Now all eyes are on his d20.  The odds are back on his side: 90% of the rolls will change Judas’ fate.  Sadly, no one told Justin that, because his reroll lands on a 19 (+2!) and means the heart attack takes Judas down.  A roar of astonishment erupts from all of us, and all poor Justin can do is laugh at his horrible luck.

A Little GM Fiat

Now the rules for the heart attack allow the character to immediately roll a Vigor test (at a -2 penalty) to avoid immediate death.  Thankfully, Justin’s dice agree to this test and avoid Judas’ instant demise.  However, he’s now got 2d6 rounds to receive healing from another character before becoming Incapacitated (taken out of the game).

My own dice rolling is just as horrible as Justin’s, and the 2d6 rounds becomes 3 in all.  Between Judas’ entangled state and the rest of the party being embroiled in a fight for their own lives, no one can get to the downed man to bring him back.  Wrapped in vines and betrayed by his own failing heart, Judas is pulled into the dark shadows of the forest primeval.

In SWD, a character who is Incapacitated isn’t automatically dead, although the GM could decide to interpret it that way.  I had real trouble seeing how Judas could possibly survive his encounter in the woods, especially since the black trees spent several rounds of movement purposely dragging his body away.  As much as we all liked Judas, he never really had a chance.

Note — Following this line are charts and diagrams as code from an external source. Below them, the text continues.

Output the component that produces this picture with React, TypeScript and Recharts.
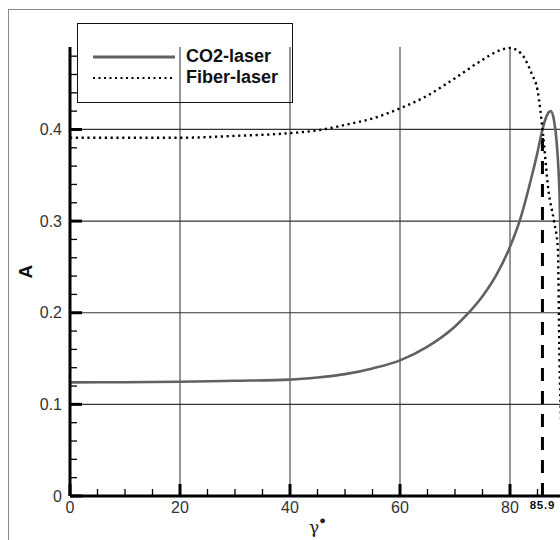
import { Legend, Line, LineChart, ReferenceLine, XAxis, YAxis } from "recharts"

// incidence angle (deg) vs absorptivity
const co2Angle = [0, 10, 20, 30, 40, 45, 50, 55, 60, 65, 70, 72.5, 75, 77.5, 80, 82, 84, 85, 85.9, 86.6, 87.4, 88, 88.5, 89, 89.5, 90]
const co2Absorb = [0.124, 0.1242, 0.1247, 0.1257, 0.127, 0.1293, 0.133, 0.1392, 0.148, 0.163, 0.185, 0.2, 0.218, 0.241, 0.272, 0.305, 0.35, 0.375, 0.4, 0.414, 0.42, 0.41, 0.385, 0.33, 0.2, 0]

const fiberAngle = [0, 10, 20, 30, 40, 45, 50, 55, 60, 65, 70, 75, 78, 80, 82, 84, 85, 86, 87, 88, 88.7, 89, 89.5, 90]
const fiberAbsorb = [0.391, 0.391, 0.391, 0.393, 0.396, 0.399, 0.405, 0.412, 0.423, 0.437, 0.456, 0.476, 0.486, 0.489, 0.483, 0.46, 0.443, 0.395, 0.333, 0.3, 0.27, 0.15, 0.05, 0]

const xTicks = [0, 5, 10, 15, 20, 25, 30, 35, 40, 45, 50, 55, 60, 65, 70, 75, 80, 85, 85.9]
const yTicks = [0, 0.02, 0.04, 0.06, 0.08, 0.1, 0.12, 0.14, 0.16, 0.18, 0.2, 0.22, 0.24, 0.26, 0.28, 0.3, 0.32, 0.34, 0.36, 0.38, 0.4, 0.42, 0.44, 0.46, 0.48]
const xGrid = [20, 40, 60, 80]
const yGrid = [0.1, 0.2, 0.3, 0.4]
const crossAngle = 85.9
const crossValue = 0.398

const co2Data = co2Angle.map((g, i) => ({ g, a: co2Absorb[i] }))
const fiberData = fiberAngle.map((g, i) => ({ g, a: fiberAbsorb[i] }))

const font = "'Liberation Sans', Arial, sans-serif"

function XTick({ x, y, payload }: any) {
  const v = payload.value
  if (v === crossAngle) {
    return (
      <text x={x} y={y + 13} textAnchor="middle" fontFamily={font} fontSize={11.5} fontWeight="bold" letterSpacing={0.8} fill="#111">
        {v}
      </text>
    )
  }
  const major = v % 20 === 0
  return (
    <g>
      <line x1={x} x2={x} y1={y} y2={y - (major ? 12 : 7)} stroke="#000" strokeWidth={major ? 3 : 1.3} />
      {major && (
        <text x={x} y={y + 17} textAnchor="middle" fontFamily={font} fontSize={16} fill="#333">
          {v}
        </text>
      )}
    </g>
  )
}

function YTick({ x, y, payload }: any) {
  const v = payload.value
  const major = Math.abs(v * 10 - Math.round(v * 10)) < 1e-6
  return (
    <g>
      <line x1={x} x2={x + (major ? 12 : 7)} y1={y} y2={y} stroke="#000" strokeWidth={major ? 3 : 1.3} />
      {major && (
        <text x={x - 8} y={y} dy="0.35em" textAnchor="end" fontFamily={font} fontSize={16} fill="#333">
          {v === 0 ? "0" : v.toFixed(1)}
        </text>
      )}
    </g>
  )
}

function YTitle({ viewBox }: any) {
  const cx = viewBox.x - 5
  const cy = viewBox.y + viewBox.height / 2
  return (
    <text x={cx} y={cy} transform={`rotate(-90 ${cx} ${cy})`} textAnchor="middle" dy="0.35em" fontFamily={font} fontSize={19} fontWeight="bold" fill="#111">
      A
    </text>
  )
}

function XTitle({ viewBox }: any) {
  return (
    <text x={viewBox.x + viewBox.width / 2} y={viewBox.y + 37} textAnchor="middle" fill="#222">
      <tspan fontFamily="'DejaVu Serif', serif" fontSize={17}>γ</tspan>
      <tspan fontFamily={font} fontSize={11} dy={-9}>●</tspan>
    </text>
  )
}

function LegendBox() {
  return (
    <div style={{ position: "relative", width: 216, height: 80, border: "1.5px solid #111", boxSizing: "border-box", fontFamily: font, fontWeight: "bold", fontSize: 18, color: "#111" }}>
      <svg width={100} height={80} style={{ position: "absolute", left: 0, top: 0 }}>
        <line x1={15} x2={97} y1={33} y2={33} stroke="#616161" strokeWidth={3} />
        <line x1={15} x2={97} y1={54} y2={54} stroke="#000" strokeWidth={2.2} strokeDasharray="2 3.5" />
      </svg>
      <div style={{ position: "absolute", left: 108, top: 22, lineHeight: "21px" }}>
        <div>CO2-laser</div>
        <div>Fiber-laser</div>
      </div>
    </div>
  )
}

export default function App() {
  return (
    <div style={{ position: "relative", width: 560, height: 540, padding: "8px 0 0 8px", boxSizing: "border-box", overflow: "hidden" }}>
      <style>{"html { overflow: hidden; } body { margin: 0; } #root { width: 560px; height: 540px; }"}</style>
      <div style={{ position: "absolute", left: 8, top: 9, width: 600, height: 600, borderTop: "1px solid #888", borderLeft: "1px solid #888" }} />
      <LineChart width={570} height={532} margin={{ top: 39, right: 13, bottom: 14, left: 22 }}>
        {xGrid.map((v) => (
          <ReferenceLine key={`vx-${v}`} x={v} stroke="#8a8a8a" strokeWidth={1.8} />
        ))}
        {yGrid.map((v) => (
          <ReferenceLine key={`hy-${v}`} y={v} stroke="#333" strokeWidth={1.2} />
        ))}
        <XAxis
          dataKey="g"
          type="number"
          domain={[0, 90]}
          ticks={xTicks}
          interval={0}
          height={30}
          tickSize={0}
          tickMargin={0}
          tickLine={false}
          axisLine={{ stroke: "#000", strokeWidth: 3 }}
          tick={<XTick />}
          label={<XTitle />}
        />
        <YAxis
          type="number"
          domain={[0, 0.49]}
          ticks={yTicks}
          interval={0}
          width={40}
          tickSize={0}
          tickMargin={0}
          tickLine={false}
          axisLine={{ stroke: "#000", strokeWidth: 3 }}
          tick={<YTick />}
          label={<YTitle />}
        />
        <ReferenceLine
          segment={[{ x: crossAngle, y: 0 }, { x: crossAngle, y: crossValue }]}
          stroke="#000"
          strokeWidth={3}
          strokeDasharray="13 10"
        />
        <Line data={co2Data} dataKey="a" name="CO2-laser" type="monotone" stroke="#616161" strokeWidth={2.6} dot={false} isAnimationActive={false} />
        <Line data={fiberData} dataKey="a" name="Fiber-laser" type="monotone" stroke="#000" strokeWidth={2.4} strokeDasharray="2.2 3.6" dot={false} isAnimationActive={false} />
        <Legend
          layout="vertical"
          align="center"
          verticalAlign="middle"
          content={<LegendBox />}
          wrapperStyle={{ position: "absolute", left: 69, top: 15, width: 216, height: 80 }}
        />
      </LineChart>
    </div>
  )
}
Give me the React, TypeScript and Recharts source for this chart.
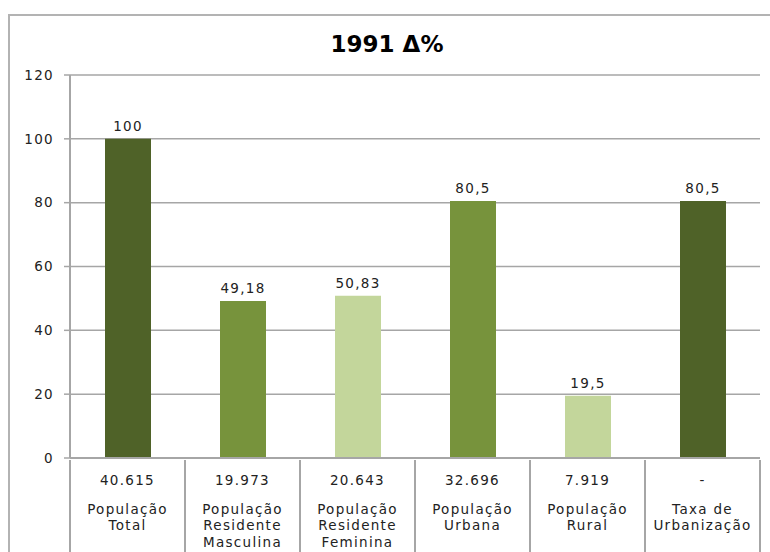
import { BarChart, Bar, XAxis, YAxis, CartesianGrid, Cell, LabelList } from 'recharts';

// Categories (label lines), population counts and percentage shares
const categories = [
    ['População', 'Total'],
    ['População', 'Residente', 'Masculina'],
    ['População', 'Residente', 'Feminina'],
    ['População', 'Urbana'],
    ['População', 'Rural'],
    ['Taxa de', 'Urbanização'],
];
const counts = ['40.615', '19.973', '20.643', '32.696', '7.919', '-'];
const shares = [100, 49.18, 50.83, 80.5, 19.5, 80.5];
const yTicks = [0, 20, 40, 60, 80, 100, 120];

const DARK = '#4F6228';
const MID = '#77933C';
const LIGHT = '#C3D69B';
const barColors = [DARK, MID, LIGHT, MID, LIGHT, DARK];

const FONT = '"DejaVu Sans", Verdana, sans-serif';
const GRID = '#a6a6a6';
const textStyle = { fontFamily: FONT, fontSize: 13.5, letterSpacing: 1.3, fill: '#222' };

const data = categories.map((lines, i) => ({
    key: String(i),
    lines,
    count: counts[i],
    value: shares[i],
}));

const formatPt = (v: any) => String(v).replace('.', ',');

// Two-row category label (count, then name) with separators between the columns
const CategoryTick = (props: any) => {
    const { x, y, payload } = props;
    const i = Number(payload.value);
    const row = data[i];
    const half = payload.offset ?? 57.5;
    return (
        <g>
            <line x1={x - half} y1={y} x2={x - half} y2={y + 92} stroke={GRID} strokeWidth={2} />
            {i === data.length - 1 && (
                <line x1={x + half} y1={y} x2={x + half} y2={y + 92} stroke={GRID} strokeWidth={2} />
            )}
            <text x={x} y={y + 25} textAnchor="middle" style={textStyle}>{row.count}</text>
            {row.lines.map((line, k) => (
                <text key={k} x={x} y={y + 53.5 + k * 16.5} textAnchor="middle" style={textStyle}>{line}</text>
            ))}
        </g>
    );
};

export default function App() {
    return (
        <div style={{ position: 'relative', width: 770, height: 552, overflow: 'hidden', background: '#fff' }}>
            <style>{`body { margin: 0; overflow: hidden; }`}</style>

            {/* frame around the chart area */}
            <div style={{
                position: 'absolute', left: 8, top: 14, width: 770, height: 560,
                borderTop: '2px solid #b3b3b3', borderLeft: '2px solid #b3b3b3',
            }} />

            <div style={{
                position: 'absolute', left: 2, top: 31, width: 770, textAlign: 'center',
                fontFamily: FONT, fontWeight: 'bold', fontSize: 23, lineHeight: '26px', color: '#000',
            }}>
                1991 Δ%
            </div>

            <div style={{ position: 'absolute', left: 0, top: 0 }}>
                <BarChart
                    width={770}
                    height={552}
                    data={data}
                    margin={{ top: 75, right: 10, left: 0, bottom: 0 }}
                >
                    <CartesianGrid vertical={false} stroke={GRID} strokeWidth={1.5} />
                    <XAxis
                        dataKey="key"
                        height={94}
                        tickSize={0}
                        tickLine={false}
                        axisLine={{ stroke: GRID, strokeWidth: 2 }}
                        tick={<CategoryTick />}
                        interval={0}
                    />
                    <YAxis
                        width={70}
                        domain={[0, 120]}
                        ticks={yTicks}
                        interval={0}
                        tickSize={6}
                        tickMargin={10}
                        axisLine={{ stroke: GRID, strokeWidth: 2 }}
                        tickLine={{ stroke: GRID, strokeWidth: 1.5 }}
                        tick={textStyle}
                    />
                    <Bar dataKey="value" barSize={46} isAnimationActive={false}>
                        {data.map((d, i) => (
                            <Cell key={d.key} fill={barColors[i]} />
                        ))}
                        <LabelList
                            dataKey="value"
                            position="top"
                            offset={8}
                            formatter={formatPt}
                            style={textStyle}
                        />
                    </Bar>
                </BarChart>
            </div>
        </div>
    );
}
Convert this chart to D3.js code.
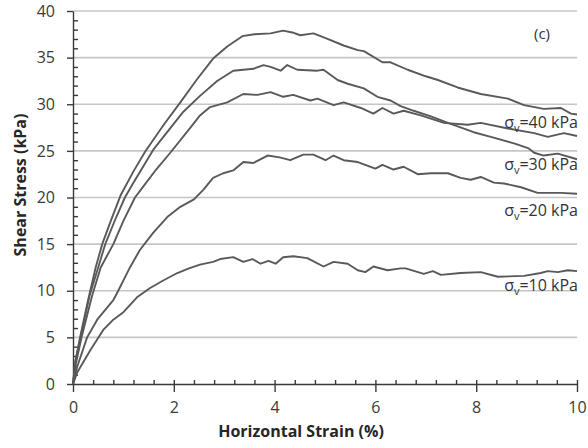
<!DOCTYPE html>
<html>
<head>
<meta charset="utf-8">
<script src="https://cdn.jsdelivr.net/npm/d3@7"></script>
<style>
  body { margin: 0; background: #fff; }
  svg { display: block; font-family: "Open Sans", sans-serif; }
</style>
</head>
<body>
<div class="res"></div>
<script>
// strain (%) / shear stress (kPa), one array per curve
const curve1 = [[0,0],[0.05,2.5],[0.14,5.0],[0.3,9.0],[0.45,12.5],[0.58,15],[0.75,17.5],[0.95,20.3],[1.2,22.8],[1.43,24.9],[1.8,27.8],[2.13,30.2],[2.45,32.6],[2.78,34.9],[3.06,36.2],[3.36,37.3],[3.6,37.5],[3.92,37.6],[4.17,37.9],[4.35,37.7],[4.51,37.4],[4.77,37.6],[5.05,37.0],[5.37,36.3],[5.65,35.8],[5.77,35.7],[6.14,34.5],[6.3,34.5],[6.64,33.7],[7.0,33.0],[7.24,32.6],[7.63,31.8],[8.09,31.1],[8.63,30.6],[8.95,29.9],[9.34,29.5],[9.68,29.6],[9.88,29.0],[10.0,28.9]];
const curve2 = [[0,0],[0.05,2.5],[0.15,5],[0.33,9.5],[0.5,12.5],[0.64,15],[0.85,17.8],[1.03,20],[1.19,21.5],[1.59,25.1],[2.19,29.2],[2.52,30.9],[2.86,32.5],[3.18,33.6],[3.58,33.8],[3.78,34.2],[3.92,34.0],[4.12,33.6],[4.25,34.2],[4.45,33.7],[4.85,33.6],[4.97,33.7],[5.25,32.6],[5.45,32.2],[5.77,31.7],[6.04,30.8],[6.3,30.4],[6.5,29.8],[6.76,29.3],[7.1,28.7],[7.44,28.0],[7.95,27.0],[8.29,26.5],[8.75,25.8],[9.03,25.3],[9.15,24.8],[9.34,24.5],[9.62,24.7],[10.0,24.1]];
const curve3 = [[0,0],[0.05,2],[0.17,5],[0.38,9.5],[0.55,12.5],[0.8,15],[1.0,17.5],[1.23,20],[1.37,21],[1.65,23],[1.93,24.8],[2.33,27.5],[2.52,28.8],[2.72,29.7],[3.06,30.2],[3.38,31.1],[3.66,31.0],[3.92,31.3],[4.17,30.8],[4.37,31.0],[4.71,30.4],[4.85,30.6],[5.17,29.9],[5.37,30.2],[5.71,29.6],[5.96,29.0],[6.14,29.6],[6.36,29.0],[6.56,29.3],[6.9,28.8],[7.36,28.0],[7.83,27.8],[8.09,28.0],[8.63,27.4],[9.15,26.9],[9.42,26.5],[9.74,26.9],[10,26.6]];
const curve4 = [[0,0],[0.08,1.8],[0.28,5.0],[0.48,6.9],[0.8,9.0],[0.87,9.7],[1.13,12.5],[1.33,14.4],[1.59,16.2],[1.87,17.9],[2.13,19.0],[2.4,19.8],[2.58,20.8],[2.78,22.1],[2.98,22.6],[3.18,22.9],[3.38,23.8],[3.58,23.7],[3.86,24.5],[4.1,24.3],[4.31,24.0],[4.57,24.6],[4.77,24.6],[5.01,24.0],[5.17,24.5],[5.37,24.0],[5.65,23.8],[6.0,23.1],[6.14,23.5],[6.36,23.0],[6.56,23.3],[6.84,22.5],[7.1,22.6],[7.44,22.6],[7.69,22.1],[7.89,21.9],[8.09,22.2],[8.35,21.6],[8.55,21.5],[8.89,21.1],[9.22,20.5],[9.68,20.5],[10,20.4]];
const curve5 = [[0,0],[0.08,1.2],[0.34,3.6],[0.6,5.8],[0.8,6.9],[1.0,7.7],[1.27,9.3],[1.53,10.3],[1.79,11.1],[2.07,11.9],[2.3,12.4],[2.52,12.8],[2.78,13.1],[2.92,13.4],[3.18,13.6],[3.38,13.1],[3.56,13.4],[3.72,12.9],[3.88,13.2],[4.02,12.9],[4.17,13.6],[4.37,13.7],[4.65,13.5],[4.97,12.6],[5.17,13.1],[5.45,12.9],[5.65,12.2],[5.8,12.0],[5.96,12.6],[6.24,12.2],[6.5,12.4],[6.6,12.4],[6.96,11.8],[7.14,12.1],[7.3,11.7],[7.69,11.9],[8.09,12.0],[8.43,11.5],[8.95,11.6],[9.28,11.9],[9.42,12.1],[9.62,12.0],[9.82,12.2],[10,12.1]];

const xTicks = [0, 2, 4, 6, 8, 10];
const yTicks = [0, 5, 10, 15, 20, 25, 30, 35, 40];
// labels at the right end: pressure, y position (kPa)
const labelNames = ['40', '30', '20', '10'];
const labelY = [27.4, 23.0, 18.0, 10.0];

const W = 588, H = 448;

const svg = d3.select('div.res')
    .append('svg')
    .attr('width', W)
    .attr('height', H)

const x = d3.scaleLinear().domain([0, 10]).range([73, 577]);
const y = d3.scaleLinear().domain([0, 40]).range([384, 11]);

// grid
svg.append('g')
    .selectAll('line')
    .data(yTicks.filter(d => d > 0))
    .enter().append('line')
    .attr('x1', x(0)).attr('x2', x(10))
    .attr('y1', d => y(d)).attr('y2', d => y(d))
    .style('stroke', '#c6c6c6')
    .style('stroke-width', 1.6)

// minor ticks (inside)
svg.append('g')
    .attr('transform', `translate(${x(0)},0)`)
    .call(d3.axisRight(y).tickValues(d3.range(1, 40).filter(d => d % 5)).tickSize(5).tickFormat(''))
    .call(g => g.select('.domain').remove())
svg.append('g')
    .attr('transform', `translate(0,${y(0)})`)
    .call(d3.axisTop(x).tickValues(d3.range(1, 25).map(d => d * 0.4).filter(d => Math.abs(d / 2 - Math.round(d / 2)) > 0.01)).tickSize(4).tickFormat(''))
    .call(g => g.select('.domain').remove())

// Y axis
svg.append('g')
    .attr('transform', `translate(${x(0)},0)`)
    .call(d3.axisLeft(y).tickValues(yTicks).tickSize(6).tickPadding(12).tickSizeOuter(0))
    .call(g => g.selectAll('text').style('font-size', '16px').attr('fill', '#3a3a3a').attr('font-family', '"Open Sans", sans-serif'))

// X axis, major ticks cross the line
svg.append('g')
    .attr('transform', `translate(0,${y(0)})`)
    .call(d3.axisBottom(x).tickValues(xTicks).tickSize(8).tickPadding(10).tickSizeOuter(0))
    .call(g => g.selectAll('.tick line').attr('y1', -4))
    .call(g => g.selectAll('text').style('font-size', '16px').attr('fill', '#3a3a3a').attr('font-family', '"Open Sans", sans-serif'))

svg.selectAll('.domain, .tick line')
    .style('stroke', '#3a3a3a')
    .style('stroke-width', 1.4)

// curves
const line = d3.line().x(d => x(d[0])).y(d => y(d[1]));
svg.append('g')
    .selectAll('path')
    .data([curve1, curve2, curve3, curve4, curve5])
    .enter().append('path')
    .attr('d', line)
    .style('fill', 'none')
    .style('stroke', '#595959')
    .style('stroke-width', 1.9)
    .style('stroke-linejoin', 'round')

// sigma labels
const lbl = svg.append('g')
    .selectAll('text')
    .data(labelNames)
    .enter().append('text')
    .attr('x', x(10.02))
    .attr('y', (d, i) => y(labelY[i]))
    .attr('text-anchor', 'end')
    .style('font-size', '16px')
    .style('fill', '#333')
lbl.append('tspan').text('σ')
lbl.append('tspan').text('v').attr('dy', 4).style('font-size', '11px')
lbl.append('tspan').text(d => `=${d} kPa`).attr('dy', -4)

svg.append('text')
    .attr('x', 542)
    .attr('y', 39)
    .attr('text-anchor', 'middle')
    .style('font-size', '15px')
    .style('fill', '#333')
    .text('(c)')

// axis titles
svg.append('text')
    .attr('x', 301)
    .attr('y', 437)
    .attr('text-anchor', 'middle')
    .style('font-size', '16px')
    .style('font-weight', 'bold')
    .style('fill', '#262626')
    .text('Horizontal Strain (%)')

svg.append('text')
    .attr('transform', 'translate(26,185) rotate(-90)')
    .attr('text-anchor', 'middle')
    .style('font-size', '16px')
    .style('font-weight', 'bold')
    .style('fill', '#262626')
    .text('Shear Stress (kPa)')
</script>
</body>
</html>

So there you have it.  I’ve killed my first player character, but in a dramatic, memorable, and eerily fitting way.  I couldn’t have planned it any better.  And best of all, I did it without getting blood on my hands.  Literally.  As we discussed ideas for his next character, Justin was quick to point out that Judas was the only member of the party who had never been wounded in combat.  Being a coward had kept him safe from physical harm, until it proved to be his ultimate undoing.